start

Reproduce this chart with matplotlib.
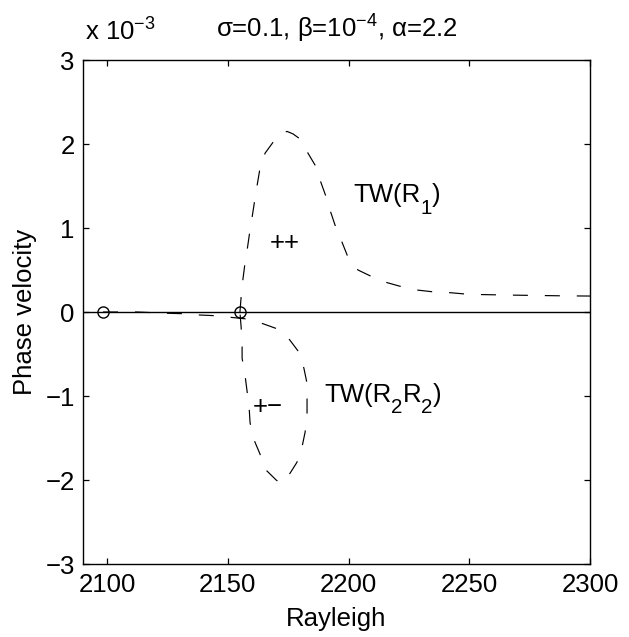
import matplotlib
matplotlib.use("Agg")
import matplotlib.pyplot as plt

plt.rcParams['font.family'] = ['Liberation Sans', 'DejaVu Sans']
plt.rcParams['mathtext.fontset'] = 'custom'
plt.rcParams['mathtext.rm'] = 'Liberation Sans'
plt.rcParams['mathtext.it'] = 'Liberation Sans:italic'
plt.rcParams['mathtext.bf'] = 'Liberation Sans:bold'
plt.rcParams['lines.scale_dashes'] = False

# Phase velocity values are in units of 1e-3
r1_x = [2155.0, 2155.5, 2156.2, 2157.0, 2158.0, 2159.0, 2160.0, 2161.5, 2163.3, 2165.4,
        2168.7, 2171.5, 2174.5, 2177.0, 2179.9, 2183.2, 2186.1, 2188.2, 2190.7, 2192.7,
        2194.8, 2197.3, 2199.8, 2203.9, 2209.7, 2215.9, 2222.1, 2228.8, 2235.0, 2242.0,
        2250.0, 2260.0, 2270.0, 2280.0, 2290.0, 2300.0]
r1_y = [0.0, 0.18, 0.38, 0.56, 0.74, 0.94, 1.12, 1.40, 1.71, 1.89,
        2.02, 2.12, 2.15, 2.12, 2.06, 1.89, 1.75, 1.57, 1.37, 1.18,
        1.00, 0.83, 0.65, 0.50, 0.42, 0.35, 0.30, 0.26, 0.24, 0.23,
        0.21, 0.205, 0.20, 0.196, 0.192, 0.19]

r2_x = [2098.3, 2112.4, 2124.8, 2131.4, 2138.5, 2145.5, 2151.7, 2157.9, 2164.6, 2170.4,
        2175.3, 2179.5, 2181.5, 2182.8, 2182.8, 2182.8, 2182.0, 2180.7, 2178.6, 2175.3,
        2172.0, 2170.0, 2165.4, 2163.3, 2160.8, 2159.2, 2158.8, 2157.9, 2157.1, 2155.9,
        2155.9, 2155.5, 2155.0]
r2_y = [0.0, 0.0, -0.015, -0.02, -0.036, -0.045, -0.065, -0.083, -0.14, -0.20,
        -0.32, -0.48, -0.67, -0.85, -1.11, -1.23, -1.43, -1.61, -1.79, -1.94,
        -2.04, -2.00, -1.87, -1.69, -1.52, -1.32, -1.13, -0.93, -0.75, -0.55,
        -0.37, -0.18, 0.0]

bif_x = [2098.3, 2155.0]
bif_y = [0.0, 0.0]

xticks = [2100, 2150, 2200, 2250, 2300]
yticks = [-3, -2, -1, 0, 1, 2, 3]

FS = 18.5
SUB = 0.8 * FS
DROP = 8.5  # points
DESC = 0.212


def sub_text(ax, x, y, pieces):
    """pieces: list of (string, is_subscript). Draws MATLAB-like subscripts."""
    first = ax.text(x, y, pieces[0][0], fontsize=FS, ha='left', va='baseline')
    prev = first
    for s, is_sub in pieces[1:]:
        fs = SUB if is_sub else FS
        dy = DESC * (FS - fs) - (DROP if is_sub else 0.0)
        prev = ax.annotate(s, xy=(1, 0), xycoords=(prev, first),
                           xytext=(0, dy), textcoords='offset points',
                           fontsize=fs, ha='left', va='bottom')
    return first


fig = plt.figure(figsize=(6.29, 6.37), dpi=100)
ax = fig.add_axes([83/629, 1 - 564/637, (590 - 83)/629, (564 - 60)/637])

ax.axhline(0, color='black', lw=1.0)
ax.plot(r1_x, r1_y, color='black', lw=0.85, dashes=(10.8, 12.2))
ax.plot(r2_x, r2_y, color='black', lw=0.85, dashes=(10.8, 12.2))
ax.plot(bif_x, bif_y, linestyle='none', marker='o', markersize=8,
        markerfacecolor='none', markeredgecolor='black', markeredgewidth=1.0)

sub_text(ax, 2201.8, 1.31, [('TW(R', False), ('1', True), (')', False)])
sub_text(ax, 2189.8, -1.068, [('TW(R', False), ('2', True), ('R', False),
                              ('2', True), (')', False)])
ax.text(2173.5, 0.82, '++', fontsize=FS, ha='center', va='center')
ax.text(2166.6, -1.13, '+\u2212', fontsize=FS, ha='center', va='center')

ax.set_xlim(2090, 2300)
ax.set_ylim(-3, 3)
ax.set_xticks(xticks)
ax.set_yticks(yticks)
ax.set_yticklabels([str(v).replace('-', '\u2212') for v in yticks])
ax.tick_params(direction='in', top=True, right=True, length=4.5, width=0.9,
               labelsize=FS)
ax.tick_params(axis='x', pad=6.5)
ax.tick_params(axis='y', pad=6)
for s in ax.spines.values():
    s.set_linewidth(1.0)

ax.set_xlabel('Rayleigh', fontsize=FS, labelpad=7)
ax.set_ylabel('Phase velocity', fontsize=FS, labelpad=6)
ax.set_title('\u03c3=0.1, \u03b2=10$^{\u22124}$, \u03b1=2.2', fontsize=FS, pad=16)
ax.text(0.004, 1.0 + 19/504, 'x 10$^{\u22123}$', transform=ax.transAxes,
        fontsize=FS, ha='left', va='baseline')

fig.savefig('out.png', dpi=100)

end

=== WORK TO BE COMPLETED ===
Which lines hold the word "matplotlib"? Show each one.

=== PROBLEM SOLUTION ===
Reproduce this chart with matplotlib.
import matplotlib
matplotlib.use("Agg")
import matplotlib.pyplot as plt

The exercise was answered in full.